Reynolds and Duchamp initially met in New York when both were living in Greenwich Village. They renewed their acquaintance in Paris in 1923, spending considerable time socializing at the Boeuf sur le Toit and other cafés while their involvement deepened. The relationship did not run smoothly, however, for Reynolds. Duchamp cherished his freedom and his unconventional, even shocking, life. He insisted that their relationship be kept secret. If they ran into each other in public, Reynolds was not to acknowledge him. Duchamp continued to see others and expected her to do the same (she did not). This created tremendous conflict for her that took its toll. Reynolds began to drink excessively.[13] She finally confirmed in 1924 to writer and critic Henri-Pierre Roché, one of Duchamp's most intimate friends, that Duchamp was, indeed, her lover, but lamented his lack of fidelity and continued attraction to "very common women."[14] She suspected Duchamp was "incapable of loving" and unable to commit to one person. Some twenty years later, the wife of the sculptor Antoine Pevsner spoke of meeting Reynolds when Peggy Guggenheim brought her unexpectedly to dinner. "We were amazed," recalled Virginia Pevsner, "to learn that Mary had been with Marcel Duchamp for nearly 20 years. During that time, Pevsner had seen Duchamp 2 or 3 times a week and Marcel had never said a word."[15] Beatrice Wood captured this part of Duchamp's character most closely when she stated, "Everybody loves him. He belongs to everybody and to nobody."[16]

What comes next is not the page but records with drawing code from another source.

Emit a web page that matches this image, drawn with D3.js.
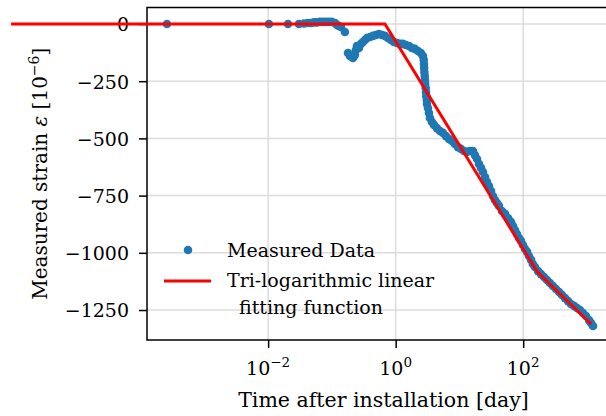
<!DOCTYPE html>
<html>
<head>
<meta charset="utf-8">
<script src="https://cdn.jsdelivr.net/npm/d3@7"></script>
<style>
  body { margin: 0; background: #fff; }
  text { font-family: "DejaVu Serif", serif; fill: #000; }
</style>
</head>
<body>
<svg id="chart" width="606" height="416"></svg>
<script>
// measured strain readings (time in days, strain in 1e-6)
const timeDays = [
  2.59e-4, 0.0103, 0.0205, 0.0304, 0.0365, 0.0421, 0.0469, 0.0522, 0.0582, 0.0650,
  0.0724, 0.0807, 0.0899, 0.100, 0.112, 0.120, 0.129, 0.139, 0.160, 0.179,
  0.192, 0.214, 0.230, 0.238, 0.247, 0.266, 0.286, 0.307, 0.330, 0.355,
  0.395, 0.441, 0.491, 0.547, 0.610, 0.679, 0.757, 0.844, 0.940, 1.05,
  1.17, 1.30, 1.45, 1.62, 1.80, 2.01, 2.24, 2.49, 2.68, 2.76,
  2.78, 2.80, 2.82, 2.86, 2.88, 2.90, 2.96, 2.99, 3.02, 3.08,
  3.10, 3.21, 3.33, 3.45, 3.71, 3.99, 4.44, 4.95, 5.52, 6.15,
  6.86, 7.64, 8.51, 9.49, 10.6, 11.8, 13.1, 14.6, 16.3, 17.5,
  18.9, 20.3, 21.8, 23.4, 25.2, 27.0, 29.1, 31.3, 33.6, 36.1,
  38.8, 41.7, 46.5, 51.9, 57.8, 64.4, 69.2, 74.4, 79.9, 85.9,
  92.3, 99.3, 107, 115, 123, 133, 142, 153, 171, 190,
  212, 236, 263, 293, 327, 365, 406, 453, 505, 562,
  627, 698, 778, 867, 966, 1077, 1158, 1245
];
const strainMeasured = [
  0, 0, 0, 0, 2, 4, 4, 7, 7, 9,
  9, 9, 9, 9, 4, -4, -9, -13, -35, -127,
  -140, -149, -135, -114, -96, -105, -87, -79, -70, -61,
  -57, -52, -48, -44, -48, -52, -61, -70, -79, -83,
  -87, -87, -92, -96, -105, -109, -118, -127, -140, -157,
  -175, -192, -210, -227, -245, -262, -280, -297, -315, -332,
  -350, -367, -389, -411, -428, -441, -455, -468, -476, -490,
  -503, -511, -524, -538, -546, -555, -559, -555, -555, -573,
  -590, -612, -629, -647, -669, -690, -708, -730, -752, -769,
  -782, -795, -817, -830, -848, -865, -883, -900, -918, -935,
  -948, -966, -983, -996, -1014, -1031, -1049, -1062, -1080, -1093,
  -1106, -1119, -1132, -1145, -1158, -1171, -1184, -1198, -1211, -1224,
  -1232, -1241, -1250, -1263, -1276, -1294, -1307, -1320
];

// tri-logarithmic linear fit: breakpoints
const fitTimes = [9.3e-7, 0.68, 165, 1170];
const fitStrain = [0, 0, -1082, -1312];

const yTicks = [0, -250, -500, -750, -1000, -1250];
const xTickExps = [-2, 0, 2];

const legendLabels = ["Measured Data", "Tri-logarithmic linear", "fitting function"];

const svg = d3.select("#chart");
const plotLeft = 147, plotRight = 620, plotTop = 7.5, plotBottom = 340;

const x = d3.scaleLog().domain([1.26e-4, 3300]).range([plotLeft, plotRight]);
const y = d3.scaleLinear().domain([-1381, 72]).range([plotBottom, plotTop]);

// grid
const grid = svg.append("g");
grid.selectAll(".gx")
    .data(xTickExps)
    .enter().append("line")
    .attr("x1", d => x(Math.pow(10, d)))
    .attr("x2", d => x(Math.pow(10, d)))
    .attr("y1", plotTop).attr("y2", plotBottom)
    .attr("stroke", "#dcdcdc").attr("stroke-width", 1.5);
grid.selectAll(".gy")
    .data(yTicks)
    .enter().append("line")
    .attr("x1", plotLeft).attr("x2", plotRight)
    .attr("y1", d => y(d)).attr("y2", d => y(d))
    .attr("stroke", "#dcdcdc").attr("stroke-width", 1.5);

// scatter, clipped to the axes
svg.append("clipPath").attr("id", "plotclip")
    .append("rect").attr("x", plotLeft).attr("y", plotTop)
    .attr("width", plotRight - plotLeft).attr("height", plotBottom - plotTop);

svg.append("g").attr("clip-path", "url(#plotclip)")
    .selectAll("circle")
    .data(timeDays.map((t, i) => [t, strainMeasured[i]]))
    .enter().append("circle")
    .attr("cx", d => x(d[0]))
    .attr("cy", d => y(d[1]))
    .attr("r", 4.3)
    .attr("fill", "#1f77b4");

// spines
svg.append("rect")
    .attr("x", plotLeft).attr("y", plotTop)
    .attr("width", plotRight - plotLeft).attr("height", plotBottom - plotTop)
    .attr("fill", "none").attr("stroke", "#000").attr("stroke-width", 1.5);

// y axis
const yAxis = svg.append("g")
    .attr("transform", `translate(${plotLeft},0)`)
    .call(d3.axisLeft(y).tickValues(yTicks).tickFormat(d3.format("d"))
        .tickSize(8).tickSizeOuter(0).tickPadding(10));
yAxis.select(".domain").remove();
yAxis.selectAll(".tick line").attr("stroke", "#000").attr("stroke-width", 1.5);
yAxis.selectAll(".tick text")
    .style("font-family", "'DejaVu Serif', serif")
    .style("font-size", "19px")
    .attr("dy", "0.36em");

// x axis
const xAxis = svg.append("g")
    .attr("transform", `translate(0,${plotBottom})`)
    .call(d3.axisBottom(x).tickValues(xTickExps.map(e => Math.pow(10, e)))
        .tickSize(8).tickSizeOuter(0).tickFormat(""));
xAxis.select(".domain").remove();
xAxis.selectAll(".tick line").attr("stroke", "#000").attr("stroke-width", 1.5);

xTickExps.forEach(e => {
    const t = svg.append("text")
        .attr("x", x(Math.pow(10, e)))
        .attr("y", 375)
        .attr("text-anchor", "middle")
        .style("font-size", "19px");
    t.append("tspan").text("10");
    t.append("tspan").attr("dy", -8).style("font-size", "13.5px")
        .text(e < 0 ? "\u2212" + Math.abs(e) : String(e));
});

// axis labels
svg.append("text")
    .attr("x", (plotLeft + plotRight) / 2)
    .attr("y", 407)
    .attr("text-anchor", "middle")
    .style("font-size", "20.5px")
    .text("Time after installation [day]");

const yl = svg.append("text")
    .attr("transform", `translate(47,${(plotTop + plotBottom) / 2}) rotate(-90)`)
    .attr("text-anchor", "middle")
    .style("font-size", "20px");
yl.append("tspan").text("Measured strain ");
yl.append("tspan").style("font-style", "italic").text("\u03b5");
yl.append("tspan").text(" [10");
yl.append("tspan").attr("dy", -8).style("font-size", "14px").text("\u22126");
yl.append("tspan").attr("dy", 8).text("]");

// fit line (not clipped, extends past the left spine)
svg.append("path")
    .datum(fitTimes.map((t, i) => [t, fitStrain[i]]))
    .attr("d", d3.line().x(d => x(d[0])).y(d => y(d[1])))
    .attr("fill", "none")
    .attr("stroke", "#ff0000")
    .attr("stroke-width", 3);

// legend
const lg = svg.append("g");
lg.append("circle").attr("cx", 188).attr("cy", 250).attr("r", 4.3).attr("fill", "#1f77b4");
lg.append("line").attr("x1", 164).attr("x2", 211).attr("y1", 281).attr("y2", 281)
    .attr("stroke", "#ff0000").attr("stroke-width", 3);
lg.append("text").attr("x", 227).attr("y", 257).style("font-size", "19px").text(legendLabels[0]);
lg.append("text").attr("x", 227).attr("y", 287).style("font-size", "19px").text(legendLabels[1]);
lg.append("text").attr("x", 239).attr("y", 314).style("font-size", "19px").text(legendLabels[2]);
</script>
</body>
</html>
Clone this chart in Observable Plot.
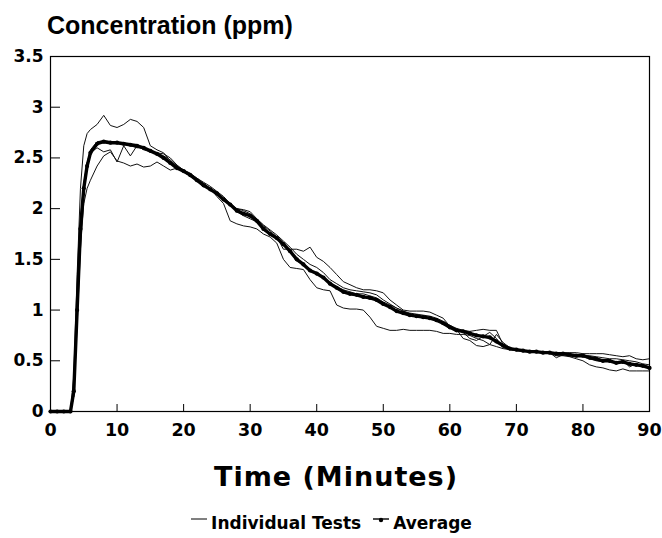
<!DOCTYPE html>
<html><head><meta charset="utf-8">
<script src="https://cdn.jsdelivr.net/npm/d3@7"></script>
<script src="https://cdn.jsdelivr.net/npm/@observablehq/plot@0.6"></script>
<style>
  body{margin:0;background:#fff;}
  #wrap{position:relative;width:662px;height:538px;overflow:hidden;font-family:"DejaVu Sans",sans-serif;font-weight:bold;color:#000;}
  #title{height:38px;box-sizing:border-box;padding:12px 0 0 47px;font-family:"Liberation Sans",Arial,sans-serif;font-size:25px;line-height:26px;}
  #xlabel{height:50px;text-align:center;font-size:27px;letter-spacing:1px;line-height:30px;padding:12px 0 0 10px;box-sizing:border-box;width:662px;}
  #legend{height:38px;box-sizing:border-box;padding:13px 0 0 0;text-align:center;font-size:17px;line-height:20px;}
  #legend span{display:inline-flex;align-items:center;margin:0 3px;}
  #legend svg{margin-right:3px;}
</style></head>
<body><div id="wrap">
<div id="title">Concentration (ppm)</div>
<div id="chart"></div>
<div id="xlabel">Time (Minutes)</div>
<div id="legend"></div>
</div>
<script>
const times = [0,1,2,3,3.5,4,4.5,5,5.5,6,
  7,8,9,10,11,12,13,14,15,16,
  17,18,19,20,21,22,23,24,25,26,
  27,28,29,30,31,32,33,34,35,36,
  37,38,39,40,41,42,43,44,45,46,
  47,48,49,50,51,52,53,54,55,56,
  57,58,59,60,61,62,63,64,65,66,
  67,68,69,70,71,72,73,74,75,76,
  77,78,79,80,81,82,83,84,85,86,
  87,88,89,90];

const average = [0,0,0,0,0.2,1.0,1.8,2.2,2.42,2.55,
  2.64,2.66,2.65,2.65,2.64,2.63,2.62,2.6,2.57,2.54,
  2.5,2.45,2.4,2.37,2.33,2.28,2.23,2.19,2.15,2.09,
  2.04,1.98,1.95,1.93,1.88,1.8,1.75,1.71,1.65,1.58,
  1.5,1.45,1.39,1.36,1.32,1.26,1.22,1.18,1.16,1.15,
  1.13,1.12,1.1,1.06,1.03,0.99,0.97,0.95,0.94,0.93,
  0.92,0.9,0.87,0.83,0.8,0.79,0.77,0.75,0.74,0.73,
  0.69,0.65,0.62,0.61,0.6,0.59,0.59,0.58,0.58,0.57,
  0.57,0.56,0.55,0.55,0.53,0.52,0.5,0.5,0.48,0.49,
  0.47,0.46,0.45,0.43];

const test1 = [0,0,0,0,0.35,1.35,2.2,2.62,2.74,2.78,
  2.83,2.92,2.82,2.8,2.83,2.88,2.86,2.8,2.62,2.58,
  2.55,2.47,2.42,2.36,2.32,2.27,2.22,2.2,2.14,2.1,
  2.03,2.0,1.99,1.97,1.9,1.83,1.78,1.72,1.6,1.6,
  1.6,1.58,1.62,1.52,1.48,1.42,1.35,1.28,1.25,1.22,
  1.2,1.2,1.19,1.17,1.1,1.05,1.0,0.99,0.99,0.99,
  0.98,0.95,0.92,0.84,0.8,0.78,0.72,0.7,0.74,0.78,
  0.72,0.63,0.61,0.6,0.6,0.6,0.59,0.59,0.58,0.58,
  0.58,0.58,0.58,0.57,0.57,0.57,0.57,0.56,0.55,0.54,
  0.55,0.52,0.51,0.52];

const test2 = [0,0,0,0,0.15,0.85,1.6,2.05,2.2,2.28,
  2.42,2.52,2.56,2.47,2.45,2.42,2.44,2.41,2.42,2.46,
  2.42,2.38,2.4,2.38,2.34,2.3,2.25,2.2,2.12,2.05,
  1.88,1.85,1.83,1.82,1.8,1.75,1.72,1.66,1.5,1.42,
  1.41,1.4,1.3,1.22,1.2,1.19,1.05,1.02,1.01,1.01,
  1.0,0.93,0.84,0.82,0.8,0.8,0.81,0.8,0.8,0.8,
  0.8,0.79,0.77,0.77,0.76,0.76,0.75,0.72,0.7,0.66,
  0.64,0.62,0.61,0.6,0.59,0.59,0.58,0.58,0.57,0.55,
  0.55,0.54,0.52,0.5,0.46,0.44,0.43,0.41,0.4,0.42,
  0.4,0.4,0.4,0.4];

const test3 = [0,0,0,0,0.25,1.1,1.9,2.25,2.45,2.55,
  2.6,2.56,2.58,2.46,2.62,2.52,2.62,2.58,2.56,2.55,
  2.52,2.48,2.42,2.38,2.35,2.3,2.26,2.22,2.17,2.12,
  2.05,2.0,1.98,1.95,1.9,1.84,1.79,1.74,1.68,1.62,
  1.55,1.5,1.45,1.42,1.37,1.3,1.26,1.22,1.2,1.19,
  1.18,1.17,1.15,1.1,1.06,1.02,0.99,0.97,0.96,0.95,
  0.94,0.92,0.89,0.85,0.82,0.8,0.79,0.8,0.81,0.8,
  0.8,0.66,0.62,0.61,0.6,0.6,0.59,0.59,0.58,0.58,
  0.57,0.56,0.56,0.55,0.55,0.54,0.53,0.52,0.52,0.51,
  0.5,0.49,0.47,0.46];

const test4 = [0,0,0,0,0.15,0.95,1.75,2.2,2.45,2.58,
  2.66,2.67,2.66,2.65,2.64,2.62,2.6,2.6,2.56,2.55,
  2.54,2.5,2.43,2.38,2.33,2.27,2.25,2.18,2.15,2.08,
  2.05,1.97,1.93,1.9,1.87,1.79,1.74,1.7,1.66,1.58,
  1.49,1.44,1.38,1.37,1.33,1.27,1.23,1.2,1.18,1.16,
  1.16,1.14,1.12,1.08,1.05,1.02,0.99,0.96,0.94,0.93,
  0.92,0.91,0.88,0.85,0.81,0.72,0.7,0.65,0.64,0.66,
  0.76,0.68,0.63,0.61,0.6,0.6,0.59,0.59,0.58,0.53,
  0.56,0.55,0.55,0.54,0.52,0.5,0.49,0.5,0.47,0.5,
  0.44,0.47,0.46,0.44];

const testNames = ["Test 1","Test 2","Test 3","Test 4"];
const xTicks = [0,10,20,30,40,50,60,70,80,90];
const yTicks = [0,0.5,1,1.5,2,2.5,3,3.5];
const legendLabels = ["Individual Tests","Average"];

const tests = [test1,test2,test3,test4];
const testRows = tests.flatMap((s,i) => s.map((c,j) => ({test: testNames[i], t: times[j], c})));
const avgRows = average.map((c,j) => ({t: times[j], c}));

const fmt = d => String(d);
const chart = Plot.plot({
  width: 662,
  height: 412,
  marginTop: 18,
  marginLeft: 50,
  marginRight: 13,
  marginBottom: 39,
  style: {fontFamily: '"DejaVu Sans", sans-serif', fontWeight: "bold", fontSize: "17px", color: "#000", background: "#fff"},
  x: {domain: [0,90], label: null},
  y: {domain: [0,3.5], label: null},
  marks: [
    Plot.line(testRows, {x: "t", y: "c", z: "test", stroke: "#111", strokeWidth: 1}),
    Plot.line(avgRows, {x: "t", y: "c", stroke: "#000", strokeWidth: 3.4}),
    Plot.dot(avgRows, {x: "t", y: "c", r: 2.1, fill: "#000"}),
    Plot.axisY({ticks: yTicks, tickSize: 10, dx: 10, fill: "none", stroke: "#000", label: null}),
    Plot.axisY({ticks: yTicks, tickSize: 0, tickPadding: 7, tickFormat: fmt, fontSize: 17, letterSpacing: 1, label: null}),
    Plot.axisX({ticks: xTicks, tickSize: 7, dy: -7, fill: "none", stroke: "#000", label: null}),
    Plot.axisX({ticks: xTicks, tickSize: 0, tickPadding: 12, tickFormat: fmt, fontSize: 17.5, label: null}),
    Plot.frame({stroke: "#000", strokeWidth: 1.2})
  ]
});
document.getElementById("chart").appendChild(chart);

const lg = document.getElementById("legend");
lg.innerHTML =
  `<span><svg width="18" height="14"><line x1="1" y1="3" x2="17" y2="3" stroke="#000" stroke-width="1"/></svg>${legendLabels[0]}</span>` +
  `<span style="margin-left:8px"><svg width="18" height="14"><line x1="1" y1="3" x2="17" y2="3" stroke="#000" stroke-width="1.4"/><circle cx="9" cy="4" r="2.2" fill="#000"/></svg>${legendLabels[1]}</span>`;
</script>
</body></html>
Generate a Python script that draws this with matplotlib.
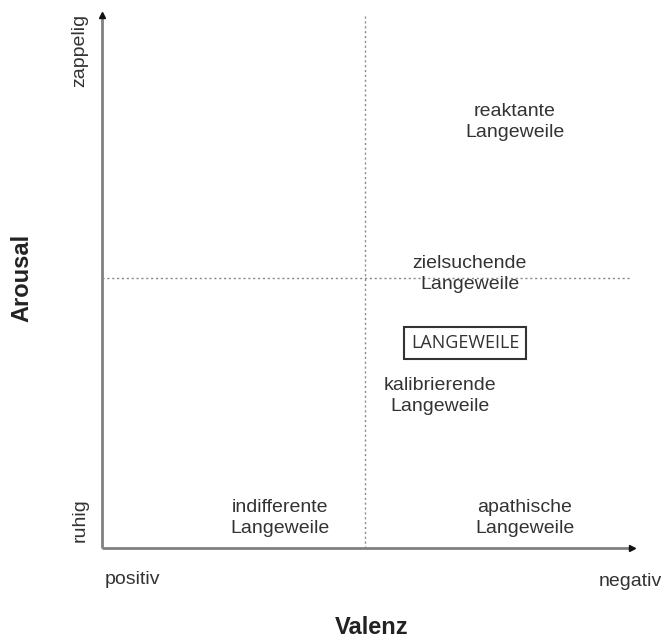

Man Ray. Photograph of Mary Reynolds and Marcel Duchamp. Gelatin silver print; 15 x 14.9 cm. The Art Institute of Chicago, Gift of Frank B. Hubachek (1970.796).

Though Duchamp remained an enigma to most, he and Reynolds seem to have found their common ground after Duchamp's short-lived marriage to Lydie Sarazin-Levassor in 1927. Duchamp finally relented and allowed their relationship to become public. He later described it as "a true liaison, over many, many years, and very agreeable"; although he did qualify it by remarking that they "weren't glued together, in the 'married' sense of the word."[17] Although they never married, from 1928 until the Nazi occupation of Paris separated them, Reynolds and Duchamp were seen together, lived together, vacationed together. In her memoirs, Peggy Guggenheim wrote: "Every time Mary was asked why she didn't marry Marcel, she would say Marcel didn't want to. Every time Marcel was asked, he would say Mary didn't want to."[18] There was probably some truth in each statement. Reynolds wore her wedding band from her marriage to Matthew Reynolds her entire life. It appears that, in some way, Reynolds was just as unavailable to Duchamp as he was to her.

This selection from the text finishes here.